The fourth seems to suggest a more individualize approach to religion. I would guess that in an evolving world a successful tribe would have to bring in new sources of inspiration to encourage variation and new adaptations in thinking. In a lot of Indian tribes a young male would go up into the mountains alone for say 3 days and at the end would be given an animal sign that would be his future guide. I think shaman were often loners, perhaps acting as independent middlemen between the tribe and the threatening outer world.

Christ with his 40 days alone in the wilderness might have been a shaman in that sense. He went away and brought back a new adaptive reality.
Dingo
QUOTE(Alan Wood @ Jan 1 2003, 02:49 AM)
Other life forms on this Planet live together and find empathy, we dont.

 

Sometimes we do, sometimes we don't - just like animals.

QUOTE
Humans are no longer evolving they are manipulating.


That does not make sense. We simply influence the environment which then influences our evolution. We are not unique in this. Insects are masters at this as are spiders, all sorts of nest and dwelling builders, including birds and beavers.

QUOTE
We are the only entity that kills 'en masse.

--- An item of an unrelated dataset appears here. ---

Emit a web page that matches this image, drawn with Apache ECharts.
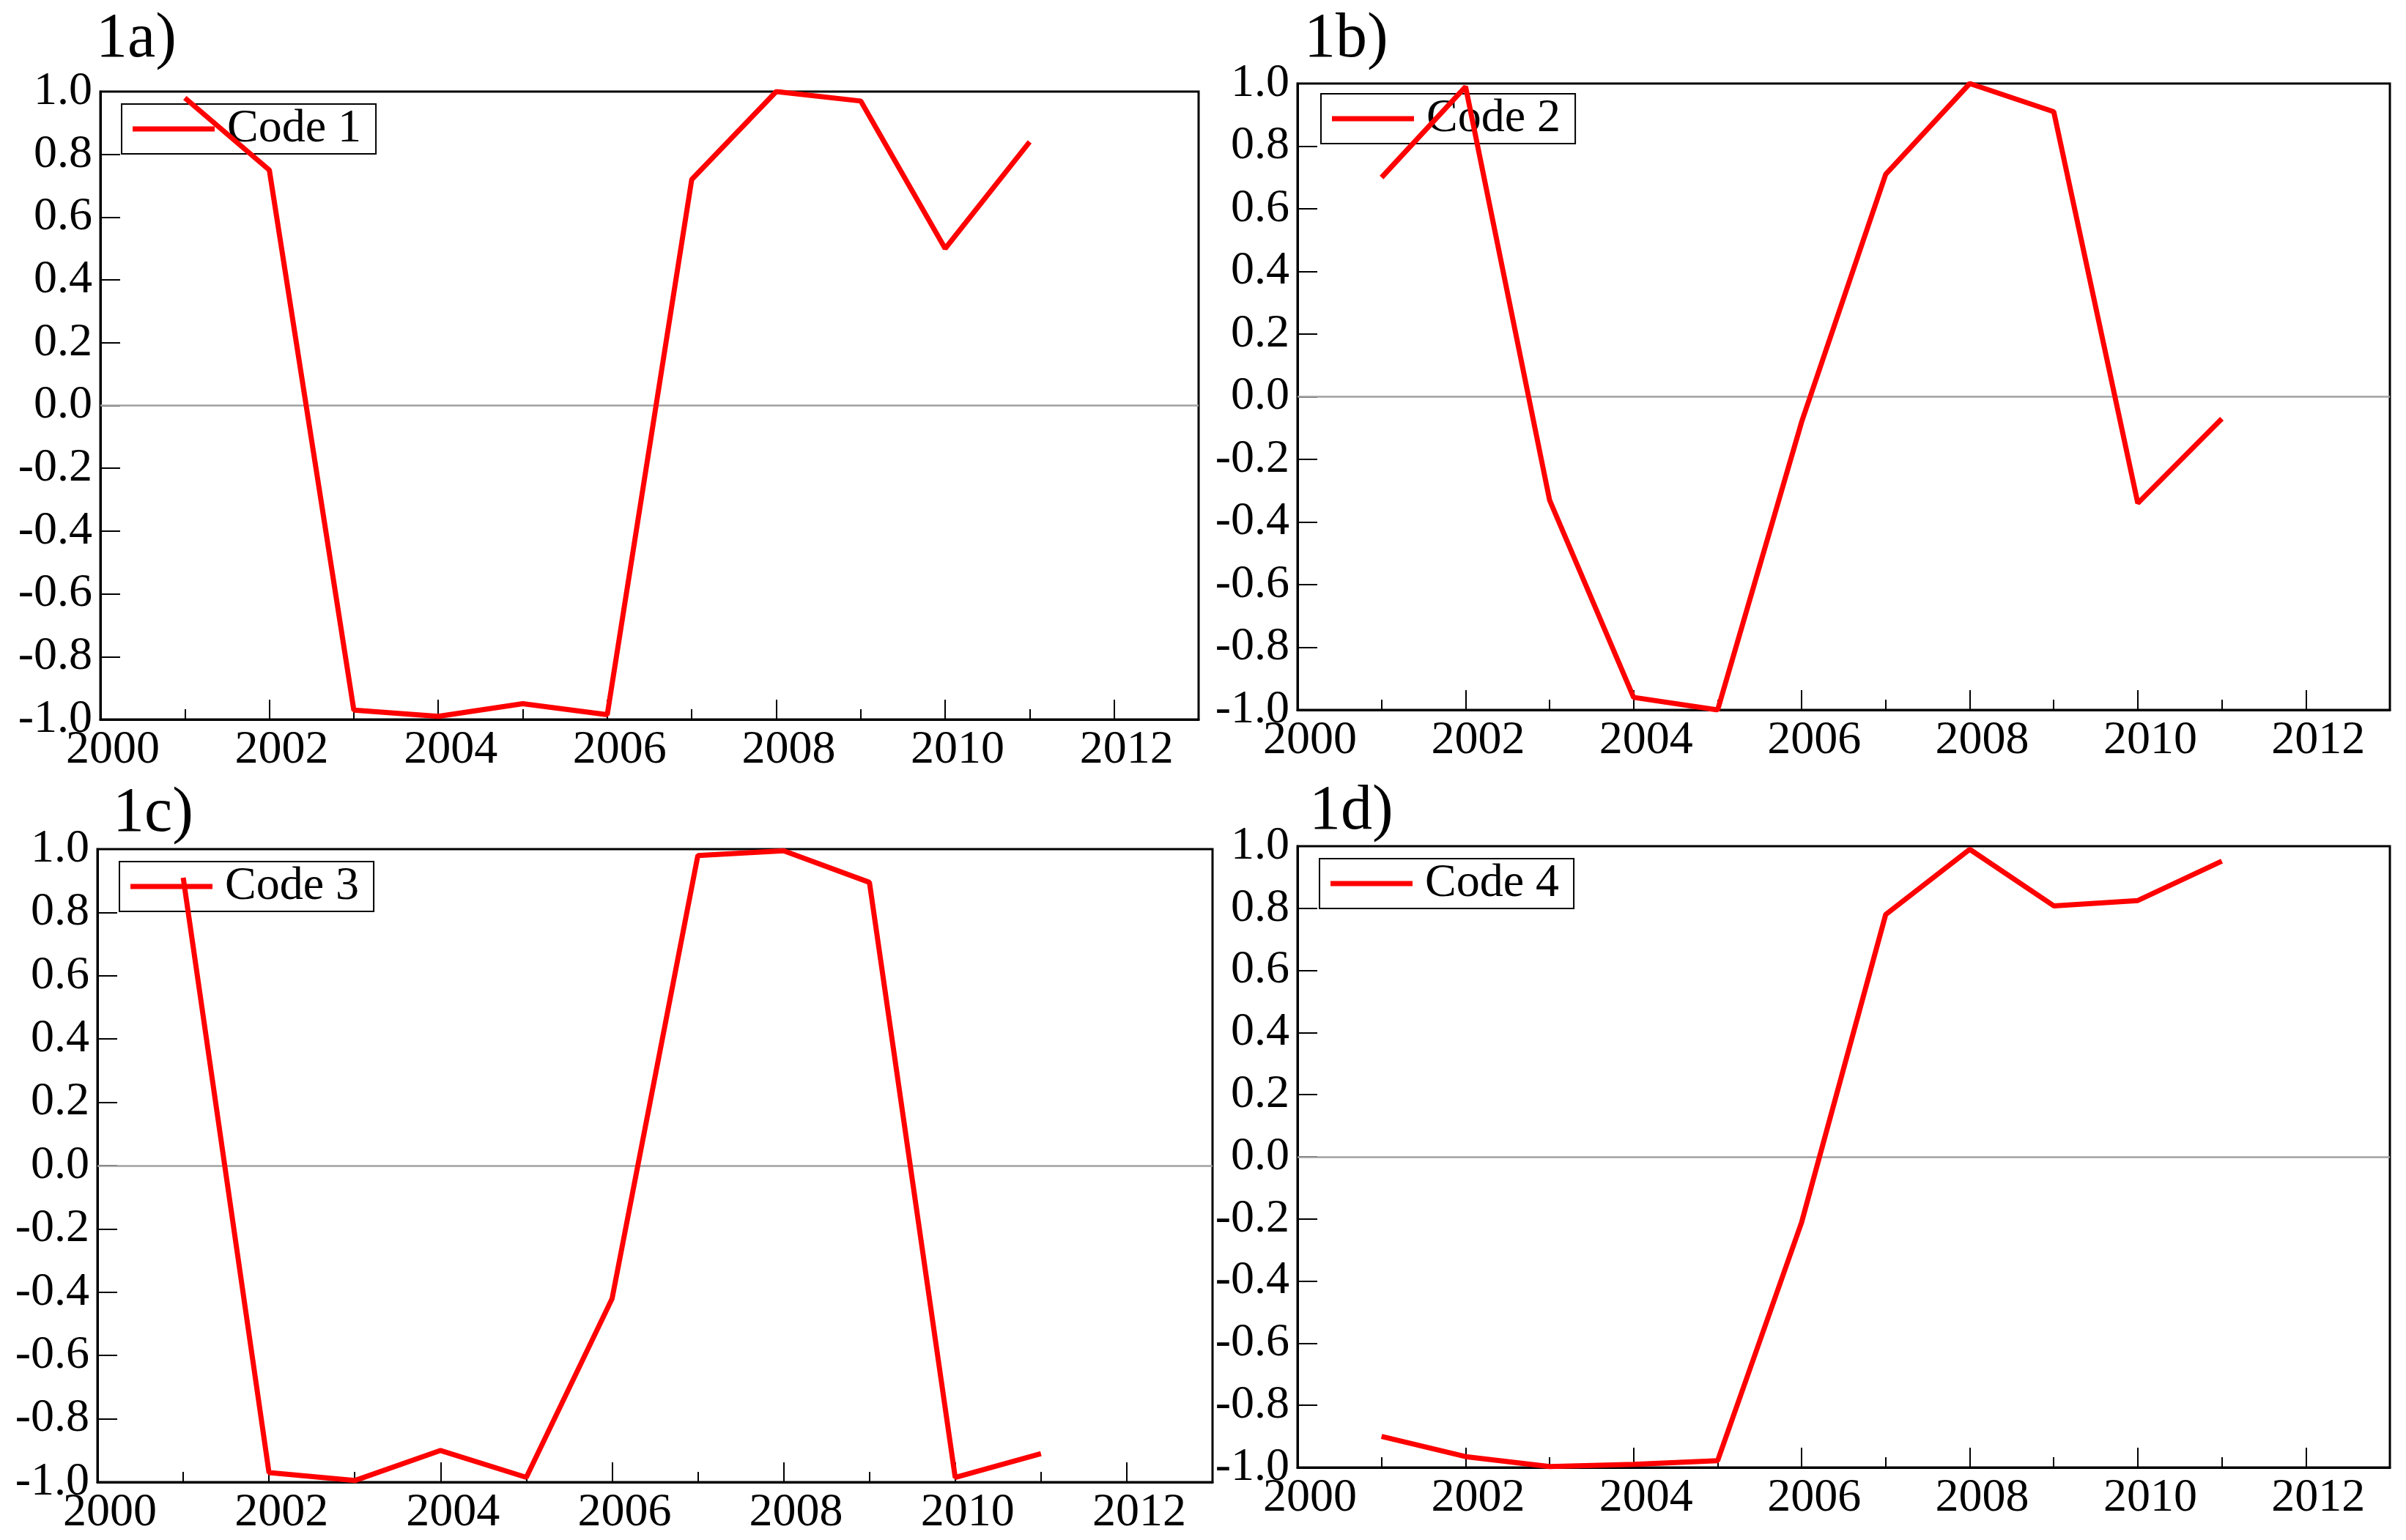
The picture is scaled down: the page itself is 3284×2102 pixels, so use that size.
<!DOCTYPE html>
<html>
<head>
<meta charset="utf-8">
<script src="https://cdn.jsdelivr.net/npm/echarts@6/dist/echarts.min.js"></script>
<style>
html,body{margin:0;padding:0;background:#fff;}
#chart{width:3284px;height:2102px;}
</style>
</head>
<body>
<div id="chart"></div>
<script>
// ---- data ----
var years = [2001, 2002, 2003, 2004, 2005, 2006, 2007, 2008, 2009, 2010, 2011];
var code1 = [0.98, 0.75, -0.97, -0.99, -0.95, -0.985, 0.72, 1.00, 0.97, 0.50, 0.84];
var code2 = [0.70, 0.99, -0.33, -0.96, -1.00, -0.08, 0.71, 1.00, 0.91, -0.34, -0.07];
var code3 = [0.91, -0.97, -0.995, -0.90, -0.985, -0.42, 0.98, 0.995, 0.895, -0.985, -0.91];
var code4 = [-0.90, -0.965, -0.997, -0.99, -0.978, -0.21, 0.78, 0.99, 0.808, 0.825, 0.952];
var seriesNames = ['Code 1', 'Code 2', 'Code 3', 'Code 4'];
var panelTitles = ['1a)', '1b)', '1c)', '1d)'];
var xMin = 2000, xMax = 2013;
var yMin = -1, yMax = 1, yStep = 0.2;

// ---- layout (px) ----
var FONT = '"Liberation Serif", "Times New Roman", serif';
var grids = [
  {left: 137, top: 125, width: 1499, height: 857},
  {left: 1771, top: 114, width: 1491, height: 855},
  {left: 133, top: 1159, width: 1522, height: 864},
  {left: 1771, top: 1155, width: 1491, height: 848}
];
var titlePos = [[131, 11], [1780, 11], [154, 1068], [1787, 1065]];
var legendPos = [[166, 142], [1803, 128], [163, 1176], [1801, 1172]];
var allData = [code1, code2, code3, code4];

var option = {
  animation: false,
  backgroundColor: '#fff',
  title: [], grid: [], xAxis: [], yAxis: [], legend: [], series: []
};

for (var i = 0; i < 4; i++) {
  option.title.push({
    text: panelTitles[i], left: titlePos[i][0], top: titlePos[i][1], padding: 0,
    textStyle: {fontFamily: FONT, fontSize: 86, fontWeight: 'normal', color: '#000'}
  });
  option.grid.push({
    left: grids[i].left, top: grids[i].top, width: grids[i].width, height: grids[i].height,
    show: true, borderColor: '#000', borderWidth: 3, backgroundColor: 'transparent'
  });
  // major x axis (labels, long ticks)
  option.xAxis.push({
    type: 'value', gridIndex: i, min: xMin, max: xMax, interval: 2, position: 'bottom',
    axisLine: {show: true, onZero: false, lineStyle: {color: '#000', width: 3}},
    axisTick: {show: true, inside: true, length: 27, lineStyle: {color: '#000', width: 2}},
    axisLabel: {
      show: true, margin: 10, color: '#000', fontFamily: FONT, fontSize: 64,
      padding: [0, 0, 0, 34],
      formatter: function (v) { return (Math.round(v) % 2 === 0) ? String(Math.round(v)) : ''; }
    },
    splitLine: {show: false}
  });
  // minor x axis (short ticks every year)
  option.xAxis.push({
    type: 'value', gridIndex: i, min: xMin, max: xMax, interval: 1, position: 'bottom',
    axisLine: {show: false, onZero: false},
    axisTick: {show: true, inside: true, length: 14, lineStyle: {color: '#000', width: 2}},
    axisLabel: {show: false},
    splitLine: {show: false}
  });
  option.yAxis.push({
    type: 'value', gridIndex: i, min: yMin, max: yMax, interval: yStep,
    axisLine: {show: true, onZero: false, lineStyle: {color: '#000', width: 3}},
    axisTick: {show: true, inside: true, length: 27, lineStyle: {color: '#000', width: 2}},
    axisLabel: {
      show: true, margin: 11, color: '#000', fontFamily: FONT, fontSize: 64,
      formatter: function (v) { return Math.abs(v) < 1e-9 ? '0.0' : v.toFixed(1); }
    },
    splitLine: {show: false}
  });
  option.legend.push({
    data: [seriesNames[i]], left: legendPos[i][0], top: legendPos[i][1],
    orient: 'horizontal', padding: [2, 20, 2, 15],
    itemWidth: 112, itemHeight: 7, icon: 'rect',
    borderColor: '#000', borderWidth: 2, backgroundColor: 'transparent',
    selectedMode: false, z: 1,
    textStyle: {fontFamily: FONT, fontSize: 64, color: '#000', padding: [0, 0, 0, 12]}
  });
  var pts = [];
  for (var k = 0; k < years.length; k++) pts.push([years[k], allData[i][k]]);
  option.series.push({
    name: seriesNames[i], type: 'line', xAxisIndex: 2 * i, yAxisIndex: i,
    data: pts, showSymbol: false, symbol: 'none', z: 5,
    lineStyle: {color: '#ff0000', width: 7},
    itemStyle: {color: '#ff0000'},
    markLine: {
      silent: true, symbol: ['none', 'none'], animation: false,
      label: {show: false},
      lineStyle: {color: '#a0a0a0', type: 'solid', width: 2.5},
      data: [{yAxis: 0}]
    }
  });
}

var chart = echarts.init(document.getElementById('chart'), null, {renderer: 'canvas'});
chart.setOption(option);
</script>
</body>
</html>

Apparently you haven't heard about Killer Whales who go on feeding frenzies, decimating large seal populations. Need I mention army ants or locust swarms?

QUOTE
We are the only entity that kills for other than food.


Killing for territory and in sexual competition is common in the animal kingdom.

QUOTE
We are dangerous.


The most dangerous and to ourselves. That we can agree on.

QUOTE
If there was a God I would ask him to rub us out and get it right.


As far as the first part we are fast approaching your wish.
quarkhead
I think we are currently going through a turbulent period in our social evolution. Over the past few centuries, the notion of human rights has become increasingly integral to our ideas about life and society. However, in the longer term, our recognizing the importance of human rights is still in its infancy, and is still struggling against the older, feudal ideas of society as a strict hierarchy of inflexible castes.

Physically, who knows where we may end up, given the time... big heads and weak bodies?